Tuesday, January 15, 2013

George Washington in Paris

Paris, France. George Washington Equestrian Statue at Place d'Iéna by Daniel Chester French (1900). Photo: Samuel D. Gruber (Dec. 2012)

George Washington in Paris
by Samuel D. Gruber


I came to Paris and saw old friends - people and monuments.  Americans are common, in flesh and bronze, and their comings and goings over two hundred years can often be traced in the many commemorative plaques one finds attached to buildings walls, and in a series of monumental statues placed around the city, but especially in the 16th arrondissement. George Washington and Benjamin Franklin are fixtures in the neighborhood.

Paris, France. George Washington Equestrian Statue at Place d'Iéna by Daniel Chester French (1900). Photo: Samuel D. Gruber (Dec. 2012)

George Washington never came to Paris in his lifetime, but he is here bigger than life dominating two public spaces, and his image can probably be found elsewhere throughout the city.  Once (at the Place d'Iéna) he is carried on a feisty horse, and once (at the Place du Etats-Unis) he carries, together with his bon ami and protege Lafayette the banners of liberty the flags of the United States and France.

Both works are by sculptors well-known to Americans.  The bronze Equestrian Statue of a very marshal George Washington is by Daniel Chester French, known for his monumental Lincoln Memorial statue, and about whose Richard Morris Hunt monument I recently wrote.  The Washington statue was inaugurated July 3, 1900, the gift of a committee of American women. The text of the statue reads: "gift of the women of the United States of America in memory of the brotherly help given by France to their fathers in the fight for Independence."

 At the Place d'Iéna Washington raises his sword - presumably to advance into battle.  But mostly he combats of the thousands of cars that circle past every day.  Fortunately, horse and rider are raised on a high base, so Washington always rises above the fray. 



Paris, France. George Washington Equestrian Statue at Place d'Iéna by Daniel Chester French (1900). Photos: Samuel D. Gruber (Dec. 2012)

Washington and Lafayette are the work of Frédéric Auguste Bartholdi, creator (with Gustav Eiffel) of the Statue of Liberty.  Apparently newspaper publisher Joseph Pulitzer was so  impressed by Bartholdi's Statue of Liberty that he commissioned a statue symbolizing French-American friendship to be installed in Paris.

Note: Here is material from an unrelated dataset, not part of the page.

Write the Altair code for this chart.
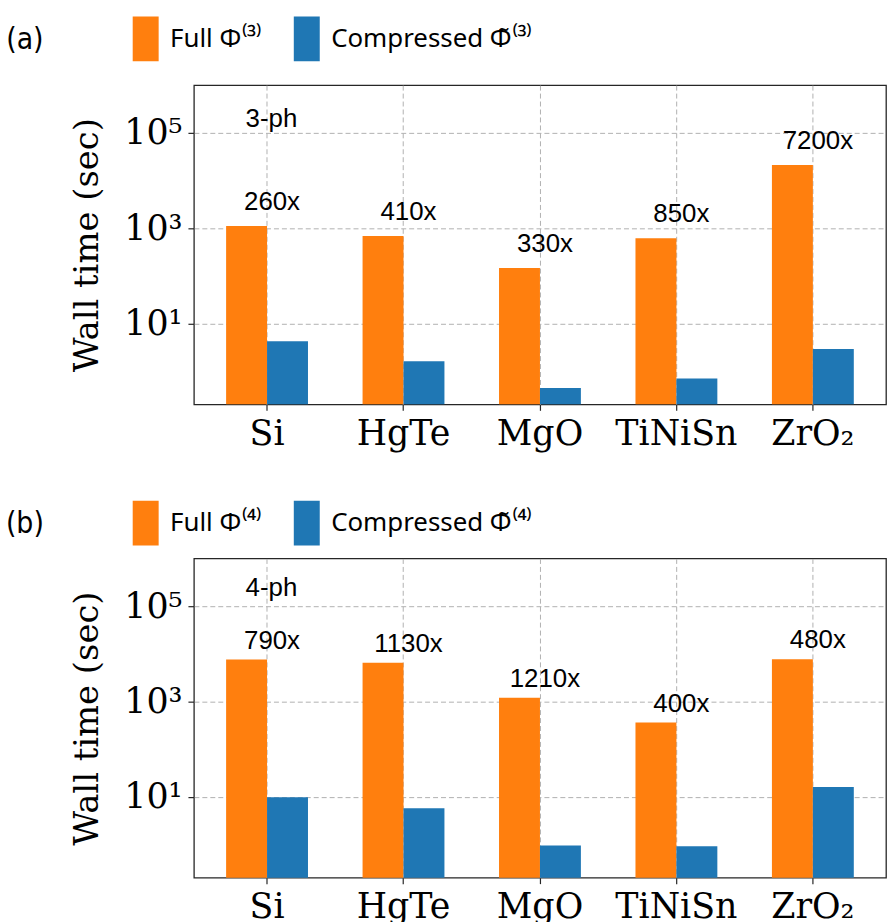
import altair as alt
import pandas as pd

materials = ["Si", "HgTe", "MgO", "TiNiSn", "ZrO₂"]

full_3ph = [1100, 680, 145, 615, 21000]
compressed_3ph = [4.2, 1.6, 0.44, 0.70, 2.9]
speedup_3ph = ["260x", "410x", "330x", "850x", "7200x"]

full_4ph = [7600, 6500, 1200, 360, 7700]
compressed_4ph = [9.7, 5.7, 0.95, 0.91, 16.0]
speedup_4ph = ["790x", "1130x", "1210x", "400x", "480x"]

series_3ph = ["Full Φ⁽³⁾", "Compressed Φ̃⁽³⁾"]
series_4ph = ["Full Φ⁽⁴⁾", "Compressed Φ̃⁽⁴⁾"]
colors = ["#ff7f0e", "#1f77b4"]
y_ticks = [10, 1000, 100000]
y_domain = [0.2, 1e6]

SERIF = "DejaVu Serif"
SANS = "Liberation Sans"
LEG = "Noto Sans"
TAG = "DejaVu Sans Condensed, DejaVu Sans"
RECT = "M-0.58,-1L0.58,-1L0.58,1L-0.58,1Z"

W, H = 696, 321
PAD_IN, PAD_OUT = 0.4, 0.236
band = 0.6 * W / (len(materials) - PAD_IN + 2 * PAD_OUT)  # pair width in px
shift = band / 4


def panel(full, comp, speed, series, tag, order, legend_y, tag_y, order_y, label_dy):
    base = [y_domain[0]] * len(materials)
    df_full = pd.DataFrame({"material": materials, "time": full, "base": base,
                            "series": [series[0]] * len(materials)})
    df_comp = pd.DataFrame({"material": materials, "time": comp, "base": base,
                            "series": [series[1]] * len(materials)})
    labels = pd.DataFrame({"material": materials, "time": full, "speedup": speed})

    x = alt.X("material:N", sort=materials, title=None,
              scale=alt.Scale(paddingInner=PAD_IN, paddingOuter=PAD_OUT),
              axis=alt.Axis(labelAngle=0, bandPosition=0.5, labelPadding=6))
    y = alt.Y("time:Q", title="Wall time (sec)",
              scale=alt.Scale(type="log", domain=y_domain, nice=False),
              axis=alt.Axis(values=y_ticks, titlePadding=19, labelPadding=6,
                            labelExpr="datum.value == 10 ? '10¹' : datum.value == 1000 ? '10³' : '10⁵'"))
    color = alt.Color("series:N", sort=series,
                      scale=alt.Scale(domain=series, range=colors),
                      legend=alt.Legend(orient="none", legendX=-71, legendY=legend_y,
                                        direction="horizontal", title=None,
                                        symbolType=RECT, symbolSize=2025,
                                        symbolStrokeWidth=0, symbolOpacity=1,
                                        labelFont=LEG, labelFontSize=26,
                                        labelColor="black", labelOffset=2,
                                        labelLimit=400, columnPadding=22, padding=0))

    bar_full = alt.Chart(df_full).mark_bar(
        width=alt.RelativeBandSize(0.5), xOffset=-shift
    ).encode(x=x, y=y, y2=alt.Y2("base:Q"), color=color)
    bar_comp = alt.Chart(df_comp).mark_bar(
        width=alt.RelativeBandSize(0.5), xOffset=shift
    ).encode(x=x, y=y, y2=alt.Y2("base:Q"), color=color)

    txt = alt.Chart(labels).mark_text(
        font=SANS, fontSize=26, color="black", align="center",
        baseline="alphabetic", dx=5, dy=label_dy,
    ).encode(x=alt.X("material:N", sort=materials), y=alt.Y("time:Q"), text="speedup:N")

    tag_txt = alt.Chart(pd.DataFrame({"t": [tag]})).mark_text(
        font=TAG, fontSize=30, color="black", align="center", baseline="middle",
    ).encode(x=alt.value(-170), y=alt.value(tag_y), text="t:N")

    order_txt = alt.Chart(pd.DataFrame({"t": [order]})).mark_text(
        font=SANS, fontSize=26, color="black", align="center", baseline="alphabetic",
    ).encode(x=alt.value(78), y=alt.value(order_y), text="t:N")

    return alt.layer(bar_full, bar_comp, txt, tag_txt, order_txt).properties(width=W, height=H)


a = panel(full_3ph, compressed_3ph, speedup_3ph, series_3ph, "(a)", "3-ph",
          legend_y=-69, tag_y=-45, order_y=42, label_dy=-16)
b = panel(full_4ph, compressed_4ph, speedup_4ph, series_4ph, "(b)", "4-ph",
          legend_y=-58, tag_y=-35, order_y=38, label_dy=-11)

chart = alt.vconcat(a, b, spacing=48).resolve_scale(color="independent").configure_view(
    stroke="#262626", strokeWidth=1.3
).configure_axis(
    domain=False, grid=True, gridDash=[5, 3], gridColor="#b0b0b0", gridWidth=1,
    tickColor="#262626", tickSize=6, tickWidth=1.2,
    labelFont=SERIF, labelFontSize=35, labelColor="black",
    titleFont=SERIF, titleFontSize=34, titleFontWeight="normal", titleColor="black",
).properties(padding={"left": 5, "top": 13, "right": 0, "bottom": 0})

chart.save("out.html", embed_options={"renderer": "svg", "actions": False})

It was dedicated in 1895 at the Place des États-Unis (a replica later erected in Manhattan's Morningside Park, New York).  

Here, Washington is in a quieter setting, set upon a green rectangle at one end of the Place des Etats-Unis.  In the center of the long narrow place is a playground, and several other monuments with American associations are place at other parts of the square.  The square is lined with impressive mansions.  Only a short distance from the much busier Place de l'étoile and the Arc de Triomphe





Paris, France. Washington and Lafayette Status by Bartholdi (1895). Photos: Samuel D. Gruber Dec. 2012)

Paris also has a Rue Washington that connects with the Avenue des Champs-Élysées.  It was named after the  American general and president in 1889.

  




2 comments:

  1. The statue of George Washington in the Place d'Iéna was given by the National Society Daughters of the American Revolution.